We imagine geography as lines on a map and cities as points with borders. But the geography that matters most is interior. It is the emotional cartography carved by desire, absence, and memory.
We speak of home as if it were a stable place, as if it were simply where we sleep at night, where we grew up, or where our family still lives. But home is not fixed. It is born of longing, the invisible terrain drawn by all the places we have ever missed. Geography, in this sense, is not about coordinates. It is about residue, the way a street from childhood still lives in us, or the way a language we no longer use still echoes in our thoughts.
Longing has its own latitude and longitude. It forms a network of emotional waypoints that shape how we move, who we become, and what we will never quite leave behind. We carry these emotional landmarks everywhere, in the way we remember a scent, a melody, or a dusk lit street. This is why a city skyline can make us ache, why a word in another tongue can make us feel seen or unseen, and why sometimes a single song can unlock memory as seamlessly as a key fits a lock.
There is a subtle contradiction here. Longing is both absence and presence. It reveals a place through not being there anymore. Yet it can feel more vivid than the lived present. We yearn not because home is lost, but because we understand its contours only through distance.
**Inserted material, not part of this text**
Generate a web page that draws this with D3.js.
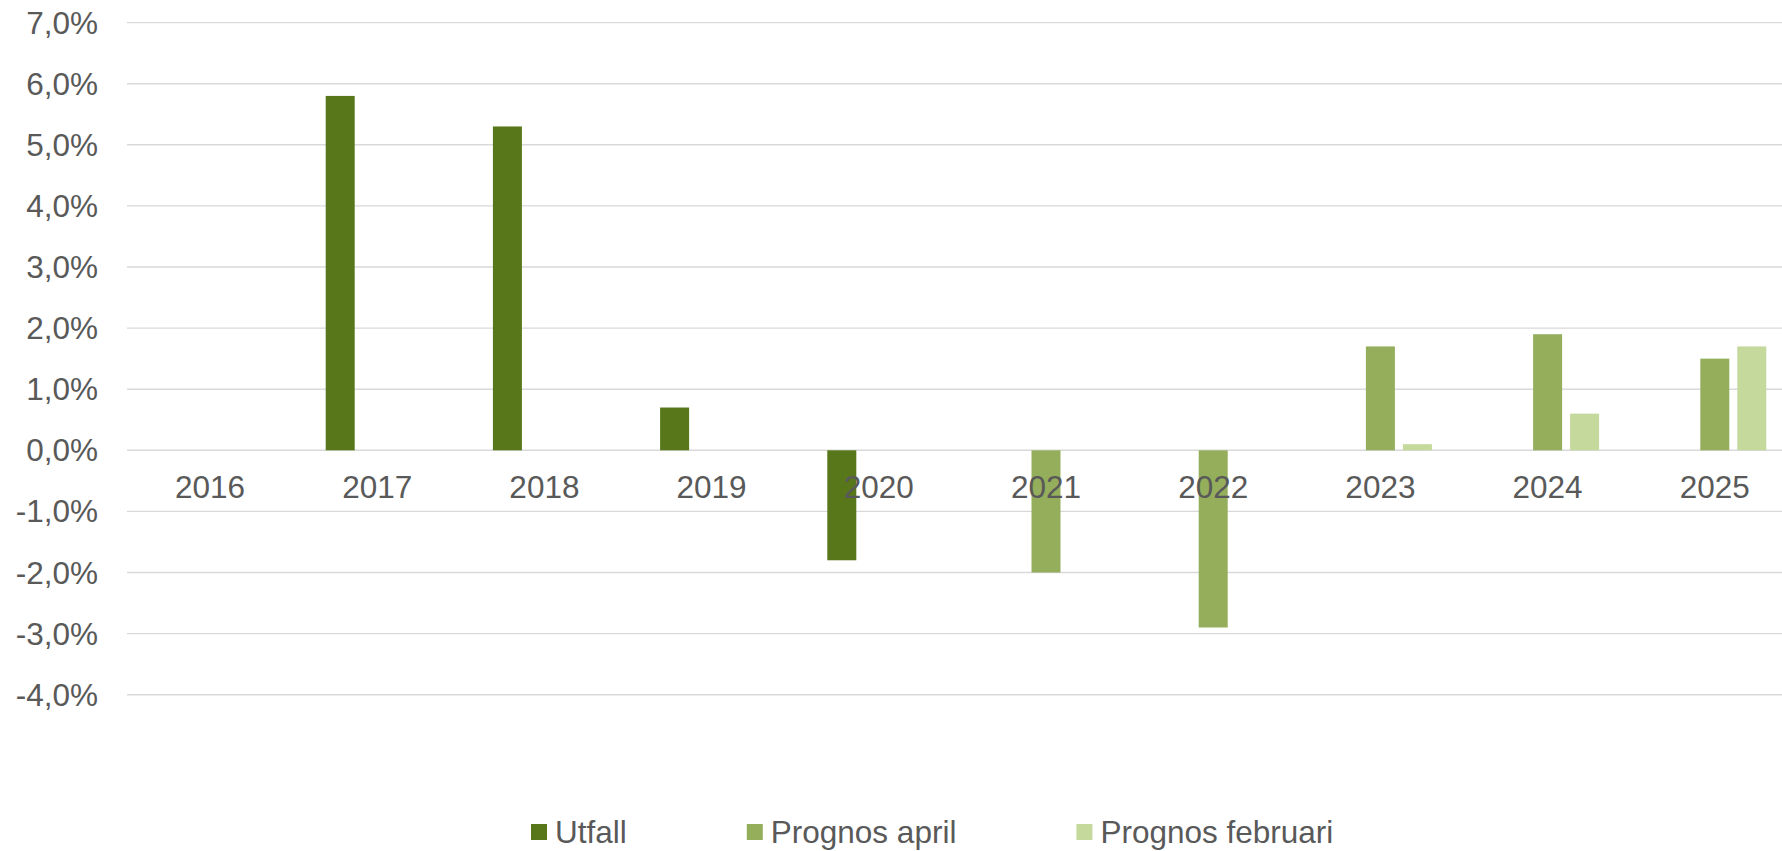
<!DOCTYPE html>
<html>
<head>
<meta charset="utf-8">
<script src="https://cdn.jsdelivr.net/npm/d3@7"></script>
<style>
  html, body { margin: 0; padding: 0; background: #fff; overflow: hidden; }
  text { font-family: "Liberation Sans", Arial, sans-serif; fill: #595959; }
</style>
</head>
<body>
<div id="chart-wrapper"></div>
<script>
const years = ["2016", "2017", "2018", "2019", "2020", "2021", "2022", "2023", "2024", "2025"];
const seriesNames = ["Utfall", "Prognos april", "Prognos februari"];
const utfall = [null, 5.8, 5.3, 0.7, -1.8, null, null, null, null, null];
const prognosApril = [null, null, null, null, null, -2.0, -2.9, 1.7, 1.9, 1.5];
const prognosFebruari = [null, null, null, null, null, null, null, 0.1, 0.6, 1.7];
const yTicks = [7, 6, 5, 4, 3, 2, 1, 0, -1, -2, -3, -4];
const colors = ["#57771a", "#94ae5c", "#c4d99b"];

const width = 1782, height = 851;
const values = [utfall, prognosApril, prognosFebruari];

const svg = d3.select("#chart-wrapper").append("svg")
      .attr("width", width)
      .attr("height", height);

const x0 = d3.scaleBand()
      .domain(years)
      .range([126.4, 1798.4])
      .padding(0);

const x1 = d3.scaleBand()
      .domain(seriesNames)
      .range([0, x0.bandwidth()])
      .paddingInner(8 / 37)
      .paddingOuter(0.868);

const y = d3.scaleLinear()
      .domain([-4, 7])
      .range([694.7, 22.6]);

// gridlines
svg.append("g")
      .selectAll("line")
      .data(yTicks)
      .join("line")
      .attr("x1", 127)
      .attr("x2", width)
      .attr("y1", d => y(d))
      .attr("y2", d => y(d))
      .attr("stroke", "#d9d9d9")
      .attr("stroke-width", 1.4);

// y labels
svg.append("g")
      .selectAll("text")
      .data(yTicks)
      .join("text")
      .attr("x", 98)
      .attr("y", d => y(d))
      .attr("dy", "0.35em")
      .attr("text-anchor", "end")
      .style("font-size", "31.5px")
      .text(d => d.toFixed(1).replace(".", ",") + "%");

// bars
const bars = [];
seriesNames.forEach((name, s) => {
      values[s].forEach((v, i) => {
            if (v !== null) bars.push({year: years[i], series: name, value: v, color: colors[s]});
      });
});

svg.append("g")
      .selectAll("rect")
      .data(bars)
      .join("rect")
      .attr("x", d => x0(d.year) + x1(d.series))
      .attr("width", x1.bandwidth())
      .attr("y", d => y(Math.max(0, d.value)))
      .attr("height", d => Math.abs(y(d.value) - y(0)))
      .attr("fill", d => d.color);

// x labels (drawn over the bars)
svg.append("g")
      .selectAll("text")
      .data(years)
      .join("text")
      .attr("x", d => x0(d) + x0.bandwidth() / 2)
      .attr("y", y(0) + 48)
      .attr("text-anchor", "middle")
      .style("font-size", "31.5px")
      .text(d => d);

// legend
const legend = svg.append("g").attr("transform", "translate(531,824)");
let lx = 0;
seriesNames.forEach((name, s) => {
      const item = legend.append("g").attr("transform", "translate(" + lx + ",0)");
      item.append("rect")
            .attr("width", 16)
            .attr("height", 16)
            .attr("fill", colors[s]);
      const t = item.append("text")
            .attr("x", 24)
            .attr("y", 8)
            .attr("dy", "0.35em")
            .style("font-size", "31.5px")
            .text(name);
      lx += 24 + t.node().getComputedTextLength() + 120;
});
</script>
</body>
</html>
This interior geography, unlike cartographic maps, cannot be divided into neat sections. It grows asymmetrically and is disproportionately influenced by moments of intensity, a first language spoken at dawn, the taste of warm bread on a cold morning, a farewell that was never fully said. These emotional waypoints do not fade with time. They accumulate. They shape how we navigate the world outside ourselves.
Just as a physical landscape is shaped by rivers and mountains, interior geography is shaped by what we feel we owe and what we fear. The things we owe to our past, to the footsteps of ancestors, to the languages inherited, to the names we carry, become invisible rivers that define our paths. The things we fear, forgetfulness, erasure, indifference, become mountains that are formidable and often silent, guiding our steps in ways we barely notice.
Yet longing is not always nostalgia. Sometimes it is a compass toward meaning. It tells us not only where we have been, but what mattered enough for us to feel its absence. In this way, longing becomes instructive. It teaches us where to walk next, how to hold our histories without being trapped by them, and how to carry forward memory without letting it become irony or regret.
To know one’s interior geography is to understand that belonging is not a static destination. It is a process of negotiation between absence and presence, memory and imagination. It asks us to see our own emotional terrain with clarity, not to dwell in loss, but to transform loss into orientation.
Perhaps this is why some of the most compelling human experiences are not about arrival, but about navigation. We set out not just to get somewhere, but to understand why we go. We follow maps made of echoing voices, of half remembered streets, of memory’s secret coordinates. We traverse the landscape of longing in search of insight, identity, and connection.
In the end, geography is not where we stand. It is where we remember standing, where we still wish to stand, and where we hope others will understand us without needing to walk in our footsteps first. It is through this interior map, this geography of longing, that we begin to truly know what we are searching for.